Ready for Anything: 5 Skills to Teach Your Child at Home


Ready for Anything 5 Skills to Teach Your Child at Home

Numerous parents today tend to be on the opposite ends of a long continuum when it comes to raising children. Some parents tend towards allowing their children plenty of leeway and little responsibility, believing that childhood should a time for endless fun experiences. Other parents believe in teaching numerous responsibilities from a young age, letting children take over much of the housework, cooking and lawn maintenance. However, your goal as a responsible yet loving parent should be to allow your children to be children while setting them up with several life skills that they can take with them through the rest of their lives. Ensure that you teach these skills to your children beginning in the preschool years and build on the concepts through the teen years.

Use Good Manners

Good manners can start from early toddlerhood when you teach your young child how to say please and thank you. You can expand on this in the preschool years by teaching your child how to share and how to give up his or her own things for the good of someone else. In elementary school, teach your child how to open doors for others, let someone else go first and address those in authority by their proper titles. The teen years provide numerous times when you can teach proper etiquette in writing, at the table and away from home. By modeling good manners yourself, you are providing the very best teaching. Children who model good manners will find themselves more readily accepted in jobs and social experiences later in life.

Manage Time Well

Children who know how to manage their time will most likely be successful in school and in their jobs later in life. They will more readily accept a challenge and will know how to organize their tasks into manageable groups. Young children can learn to do their homework or chores before they get to do something fun, and teenagers can learn how to hold down a part-time job while still having time for homework, friends and extracurricular activities. Not only can parents model this behavior themselves, but also they can teach children to follow a calendar, to start tasks early, not to take on too much and to do one task at a time.

Manage Money Well

Children who can manage their finances will grow into adults who are not saddled with debt or excessive spending habits. One of the best ways that parents can teach spending, saving and general budgeting is by giving children an allowance and keeping kids busy. Parents can have children of all ages set some money aside for savings, some for donating to a charitable cause and some for spending. In addition, teens should learn to stay busy and to earn money by taking on a part-time job. Savings can then be used later in life for college.

Stay Organized

If you teach your children to keep an organized room, they will have an easier time in seeing when they have too many things. This can teach them to be less attached to items and more attached to people and memories. Teach your children to store their most precious belongings carefully, to save only some of their favorite mementos or pieces of artwork and to dispose of broken items. You can also provide organized spaces for storing toys and books, such as decorative baskets, bookshelves and clear bins for blocks and other toys.

Take Care of the Home

Being able to take care of the inside and outside of the home will help children grow up to be responsible, handy adults who will be able to take care of a family and themselves. Children of both genders can learn basic cooking skills even in elementary school and can help with the meal planning and grocery shopping. Other basic household tasks to teach your children include lawn care, basic car care, laundry and house cleaning. As your children get into their teenage years, their lists of responsibilities can grow along with their confidence levels in these tasks. Be sure that you teach the importance of having a good attitude while performing housework.
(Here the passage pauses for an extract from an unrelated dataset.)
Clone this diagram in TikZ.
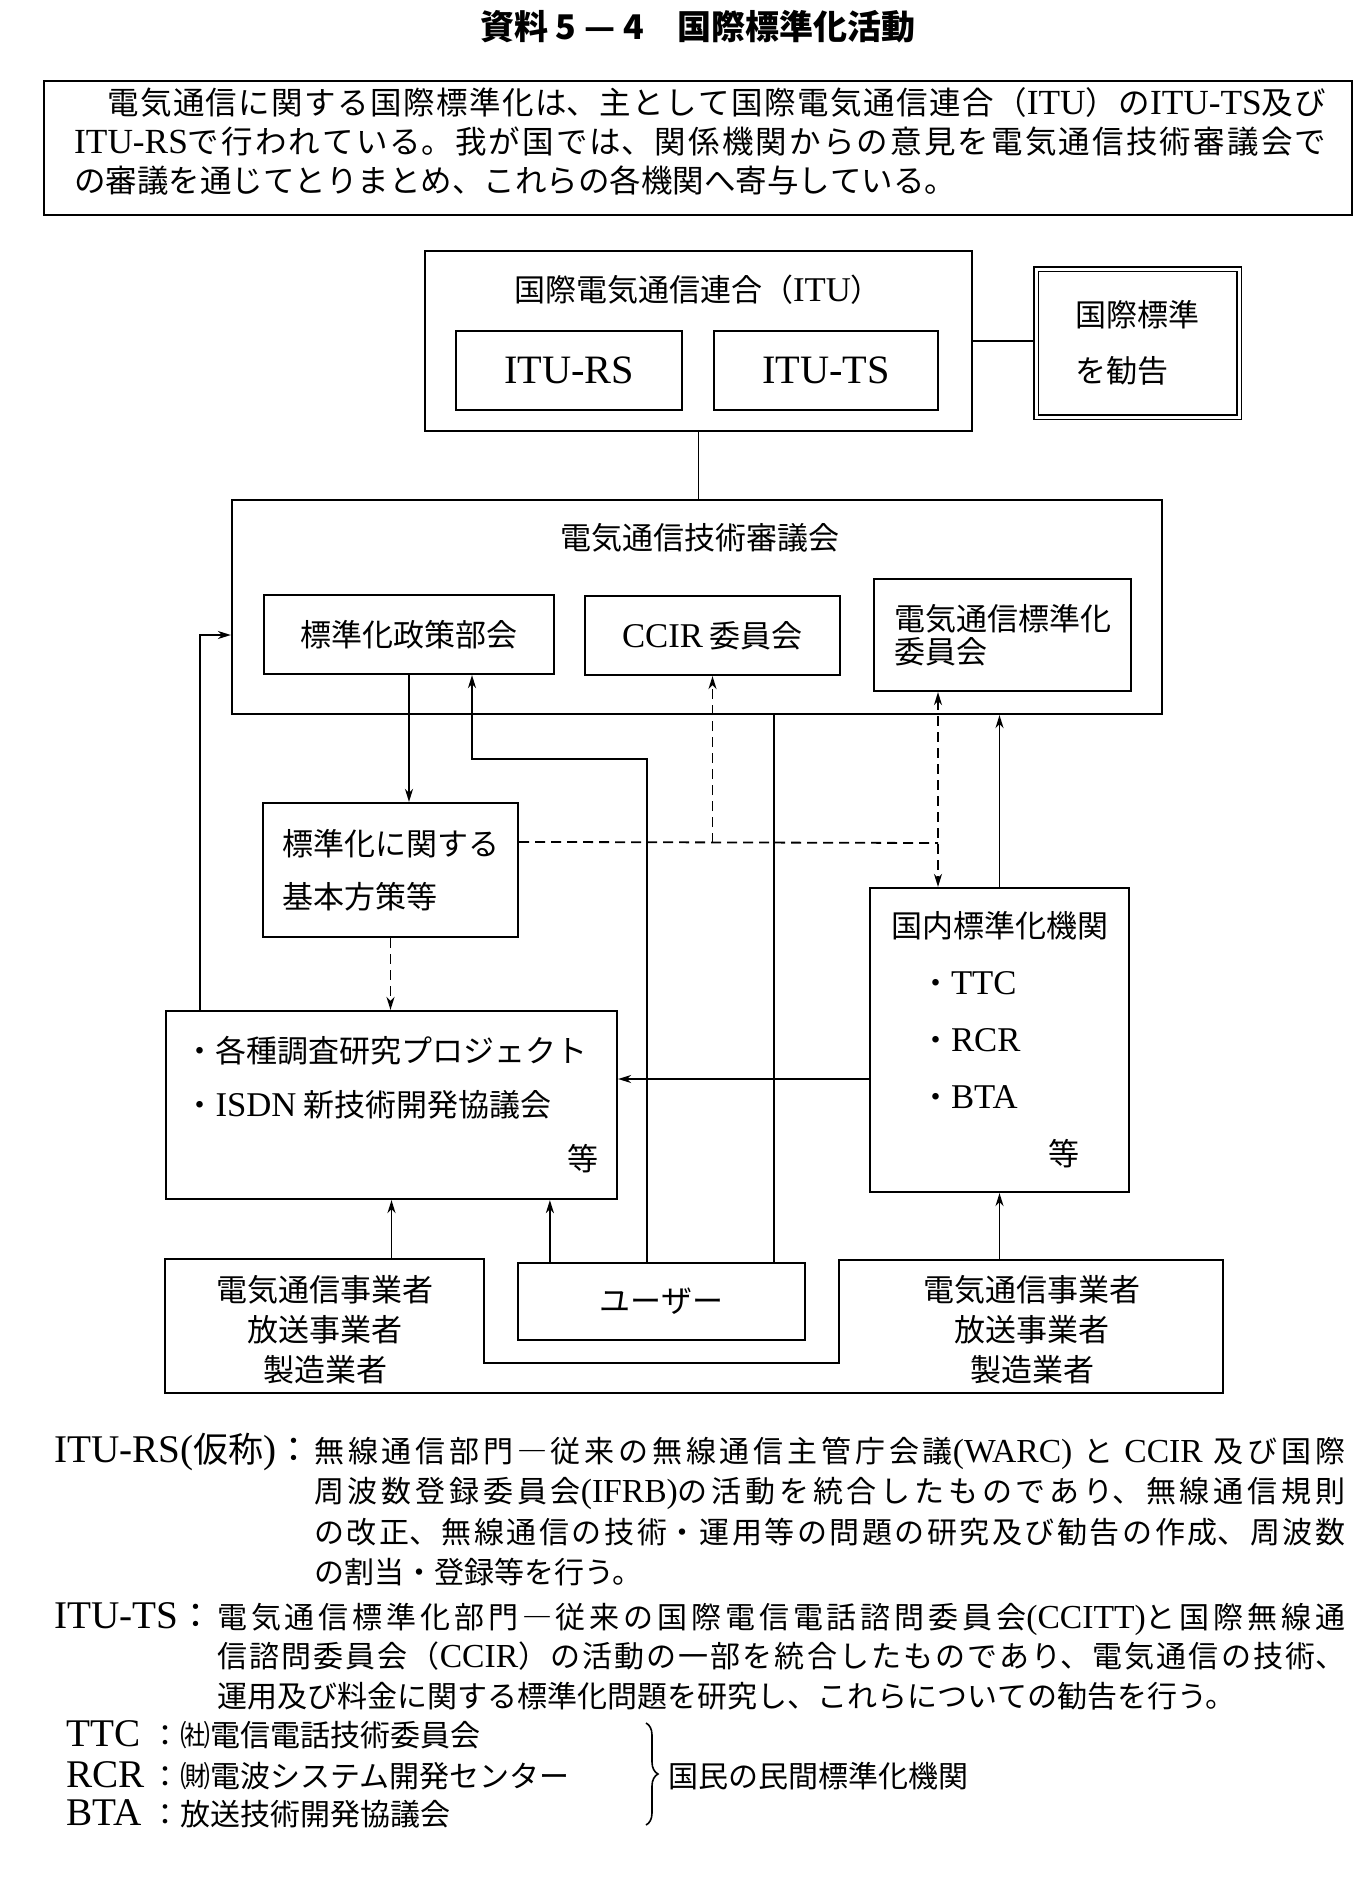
\documentclass[tikz,border=0pt]{standalone}
\usepackage{fontspec}
\setmainfont{Noto Sans CJK JP}
\newfontfamily\latinfont{Liberation Serif}[Scale=1.12]
\newcommand\latn[1]{{\latinfont #1}}
\newcommand\jsize[2]{\fontsize{#1}{#2}\selectfont}
\XeTeXlinebreaklocale "ja"
\XeTeXlinebreakskip=0pt plus 3pt
\usetikzlibrary{arrows.meta, positioning, calc, decorations.pathreplacing}

\begin{document}
\begin{tikzpicture}[x=1pt, y=-1pt,
  every node/.style={font=\jsize{31}{40}},
  box/.style={draw, line width=2.2pt, inner sep=0pt, align=left},
  link/.style={line width=1.8pt},
  dlink/.style={line width=1.8pt, dash pattern=on 10pt off 6pt},
  arr/.style={-{Stealth[length=13pt, width=8pt, inset=4pt]}},
  darr/.style={{Stealth[length=13pt, width=8pt, inset=4pt]}-{Stealth[length=13pt, width=8pt, inset=4pt]}},
  note/.style={inner sep=0pt, anchor=base west, font=\jsize{30}{40.5}},
  notelab/.style={inner sep=0pt, anchor=base west, font=\jsize{35}{40}}
]
  \useasboundingbox (0,0) rectangle (1369,1877);

  % Title and lead text
  \node[font=\bfseries\jsize{34}{40}] (title) at (698,27) {資料 5 — 4　国際標準化活動};
  \node[box, minimum width=1308pt, minimum height=134pt] (lead) at (698,148) {};
  \node[inner sep=0pt, anchor=base west, text width=1252pt, align=justify,
        font=\jsize{31.5}{39}] (leadtext) at (74,114)
    {　電気通信に関する国際標準化は、主として国際電気通信連合（\latn{ITU}）の\latn{ITU-TS}及び\linebreak
     \latn{ITU-RS}で行われている。我が国では、関係機関からの意見を電気通信技術審議会で\linebreak
     の審議を通じてとりまとめ、これらの各機関へ寄与している。};

  % ITU
  \node[box, minimum width=547pt, minimum height=180pt] (itu) at (698.5,341) {};
  \node (itutitle) at (698,290) {国際電気通信連合（\latn{ITU}）};
  \node[box, minimum width=226pt, minimum height=79pt, font=\jsize{36}{40}] (rs) at (569,370.5) {\latn{ITU-RS}};
  \node[box, minimum width=224pt, minimum height=79pt, font=\jsize{36}{40}] (ts) at (826,370.5) {\latn{ITU-TS}};
  \node[box, line width=1.5pt, double, double distance=3pt, minimum width=203pt, minimum height=148pt,
        font=\jsize{31}{56}] (rec) at (1137.5,343) {国際標準\\を勧告};

  % Telecommunications council
  \node[box, minimum width=930pt, minimum height=214pt] (council) at (697,607) {};
  \node (counciltitle) at (700,538) {電気通信技術審議会};
  \node[box, minimum width=290pt, minimum height=79pt] (policy) at (409,634.5) {標準化政策部会};
  \node[box, minimum width=255pt, minimum height=79pt] (ccir) at (712.5,635.5) {\latn{CCIR} 委員会};
  \node[box, minimum width=257pt, minimum height=112pt, font=\jsize{31}{33}] (tsc) at (1002.5,635) {電気通信標準化\\委員会};

  % Policies, projects, domestic bodies
  \node[box, minimum width=255pt, minimum height=134pt, font=\jsize{31}{53}] (basic) at (390.5,870) {標準化に関する\\基本方策等};
  \node[box, minimum width=451pt, minimum height=188pt, font=\jsize{31}{54}] (proj) at (391.5,1105)
    {・各種調査研究プロジェクト\\・\latn{ISDN} 新技術開発協議会\\\hspace*{383pt}等};
  \node[box, minimum width=259pt, minimum height=304pt, font=\jsize{31}{57}] (dom) at (999.5,1040)
    {国内標準化機関\\\hspace*{29pt}・\latn{TTC}\\\hspace*{29pt}・\latn{RCR}\\\hspace*{29pt}・\latn{BTA}\\\hspace*{157pt}等};

  % Operators, users, manufacturers
  \node[box, minimum width=287pt, minimum height=77pt] (users) at (661.5,1301.5) {ユーザー};
  \draw[line width=2.2pt] (165,1259) -- (484,1259) -- (484,1363) -- (839,1363) -- (839,1260)
    -- (1223,1260) -- (1223,1393) -- (165,1393) -- cycle;
  \node[align=center] (opL) at (325,1330) {電気通信事業者\\放送事業者\\製造業者};
  \node[align=center] (opR) at (1032,1330) {電気通信事業者\\放送事業者\\製造業者};

  % Helper coordinates
  \coordinate (u1) at ([xshift=130pt]users.north west);
  \coordinate (u2) at ([xshift=257pt]users.north west);
  \coordinate (u3) at ([xshift=33pt]users.north west);
  \coordinate (ubend) at (472,759);
  \coordinate (dj) at (938,843);
  \coordinate (hrow) at (0,1079);
  \coordinate (lp) at (200,635);
  \coordinate (optop) at (0,1259);

  % Connectors
  \draw[link] (itu.east) -- (itu.east -| rec.west);
  \draw[link] (itu.south) -- (itu.south |- council.north);
  \draw[link, arr] (policy.south) -- (policy.south |- basic.north);
  \draw[link, arr] (u1) |- (ubend) -- (ubend |- policy.south);
  \draw[link] (u2) -- (u2 |- council.south);
  \draw[dlink] ([yshift=-40pt]basic.north east) -- (dj);
  \draw[dlink, arr] (ccir.south |- dj) -- (ccir.south);
  \draw[dlink, darr] (dj |- tsc.south) -- (dj |- dom.north);
  \draw[link, arr] (dom.north) -- (dom.north |- council.south);
  \draw[link, arr] (dom.west |- hrow) -- (proj.east |- hrow);
  \draw[dlink, arr] (basic.south) -- (basic.south |- proj.north);
  \draw[link, arr] (lp |- proj.north) |- (council.west |- lp);
  \draw[link, arr] (proj.south |- optop) -- (proj.south);
  \draw[link, arr] (u3) -- (u3 |- proj.south);
  \draw[link, arr] (dom.south |- optop) -- (dom.south);

  % Notes
  \node[notelab] (rslab) at (54,1462) {\latn{ITU-RS(}仮称\latn{)}：};
  \node[note, text width=1031pt, align=justify] (rsnote) at (314,1462)
    {無線通信部門―従来の無線通信主管庁会議\latn{(WARC)} と \latn{CCIR} 及び国際\linebreak
     周波数登録委員会\latn{(IFRB)}の活動を統合したものであり、無線通信規則\linebreak
     の改正、無線通信の技術・運用等の問題の研究及び勧告の作成、周波数\linebreak
     の割当・登録等を行う。};
  \node[notelab] (tslab) at (54,1628) {\latn{ITU-TS}：};
  \node[note, text width=1128pt, align=justify, font=\jsize{30}{39.5}] (tsnote) at (217,1628)
    {電気通信標準化部門―従来の国際電信電話諮問委員会\latn{(CCITT)}と国際無線通\linebreak
     信諮問委員会（\latn{CCIR}）の活動の一部を統合したものであり、電気通信の技術、\linebreak
     運用及び料金に関する標準化問題を研究し、これらについての勧告を行う。};
  \node[notelab] (ttclab) at (66,1746) {\latn{TTC}};
  \node[note] (ttc) at (150,1746) {：㈳電信電話技術委員会};
  \node[notelab] (rcrlab) at (66,1787) {\latn{RCR}};
  \node[note] (rcr) at (150,1787) {：㈶電波システム開発センター};
  \node[notelab] (btalab) at (66,1825) {\latn{BTA}};
  \node[note] (bta) at (150,1825) {：放送技術開発協議会};
  \draw[line width=1.6pt, decorate, decoration={brace, amplitude=12pt}] (646,1723) -- (646,1825);
  \node[note] (private) at (668,1787) {国民の民間標準化機関};
\end{tikzpicture}
\end{document}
If you are busy with toddlers right now, you may think that you have plenty of time to teach these important skills and that you can put them off until another year. However, if you are a parent who has already had one or more children leave home, you know how quickly those years pass. Be sure to start at whatever stage you are currently in to build character qualities and skills in your children that you want to see them take to college, marriage and their own families someday.